In scena al Teatro Acacia, Bufale e Liune della compagnia NEST affascina e cattura il pubblico, ancorandolo alla poltrona fino all’ultimo minuto della rappresentazione.
Con la regia di Giuseppe Miale di Mauro e l’adattamento di Enrico Ianniello, il testo di Pau Mirò si sposta dal quartiere Raval di Barcellona alla periferia est di Napoli per raccontare le vicende di una famiglia, proprietaria di una lavanderia, che anni prima ha visto la sua armonia spezzarsi per la scomparsa del figlio Max.
Bufale e Liune nasce come adattamento della trilogia di Pau Mirò, La Trilogia degli Animali (Bufale, Liùne e Giraffe) che Enrico Ianniello ha rielaborato in un unico testo: sulla scena troviamo l’azione di Liùne, con la voce narrante di Adriano Pantaleo che racconta, in forma di monologo, alcuni antefatti contenuti in Bufale.

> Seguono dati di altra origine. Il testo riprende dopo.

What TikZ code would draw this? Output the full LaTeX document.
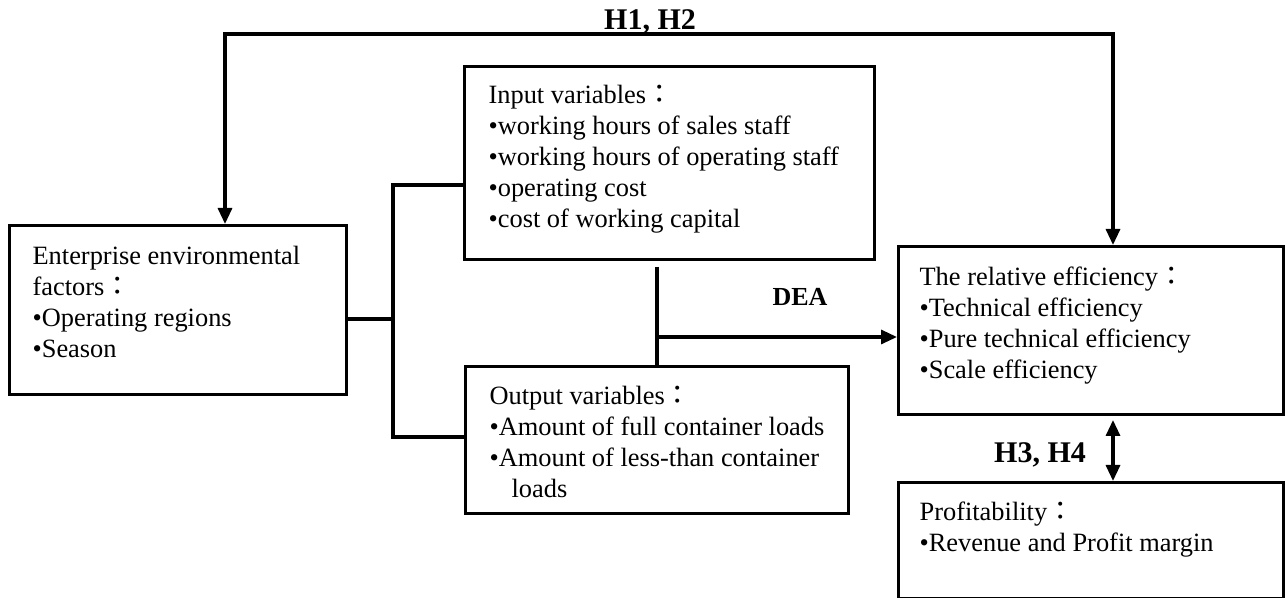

Ed è proprio dalla sua voce che apprendiamo della scomparsa di Max –“lo hanno rapito i leoni e non tornerà mai più” dirà il padre – e delle conseguenze che questo avvenimento ha sui restanti membri della famiglia.
La figlia Sara (Alessandra Mantice), che avrebbe dovuto badare a Max, resta paralizzata dal senso di colpa, sua madre (Alessandra Borgia) baratta la chiesa con il bingo e il padre (Stefano Meglio) diventa un’ombra che si muove tra le lavatrici della lavanderia, una di quelle “come non ce ne sono più oggi”. E tutto prosegue così, per dieci lunghi anni, finché una notte, un ragazzo che non è del quartiere, con la sua camicia insanguinata, non fa irruzione nel loro piccolo e miserabile mondo e mette in moto una catena di eventi che porterà tutti i personaggi a fare i conti con sé stessi, il passato e il futuro.
C’è un’ambiguità che scorre come un fiume sotterraneo nell’opera: ogni evento non è come appare, ogni personaggio ha un lato oscuro, come la luna piena che splende nel cielo quando Davide (Adriano Pantaleo) arriva e chiede di poter lavare via il sangue dalla sua camicia. Un’apparizione, un fantasma del passato? O una nuova possibilità per il futuro? Se lo domandano i tre membri della famiglia che lo accolgono e non fanno (troppe) domande e arrivano a proteggerlo dal commissario () venuto a indagare sulla morte di uno spacciatore del vicolo.
Un testo dalla bellezza oscura, che avvolge il pubblico e lo costringe a osservare la decadenza di una famiglia che prova a sopravvivere, moderni Malavoglia aggrappati ostinatamente al loro scoglio, in attesa che la marea li inghiotta. Non c’è speranza nel mondo ricreato sulla scena: una lavanderia asfissiante, uno spazio angusto, fatto di metallo e plastica, dove i personaggi si muovono come animali in gabbia.
E tutto questo arriva prepotentemente al pubblico grazie alla presenza scenica degli attori: eccellenti nelle loro performance, non sono macchiette che si muovono su uno sfondo, ma personaggi reali, di carne e sangue, pieni di rabbia repressa, di disillusioni. Alessandra Borgia, Angela Fontana, Giuseppe Gaudino, Stefano Meglio e Adriano Pantaleo si impadroniscono del palco e ne fanno un territorio di caccia e di violenza. Una violenza repressa a stento, sul punto di esplodere, come le fiamme di un incendio a cui non ci si può sottrarre.
Non c’è speranza nel mondo portato in scena, è vero: non c’è più vita, quel mondo si è ripiegato su sé stesso e ha ingabbiato i suoi abitanti. E, allora, che cosa resta da fare? Non resta che distruggere e guadagnarsi la libertà strisciando via, sui gomiti, mentre le fiamme divampano alte e tutti – i personaggi, il pubblico, il palco stesso – restano a guardare l’azione purificatrice del fuoco. Una catarsi in piena regola, tremenda e meravigliosa.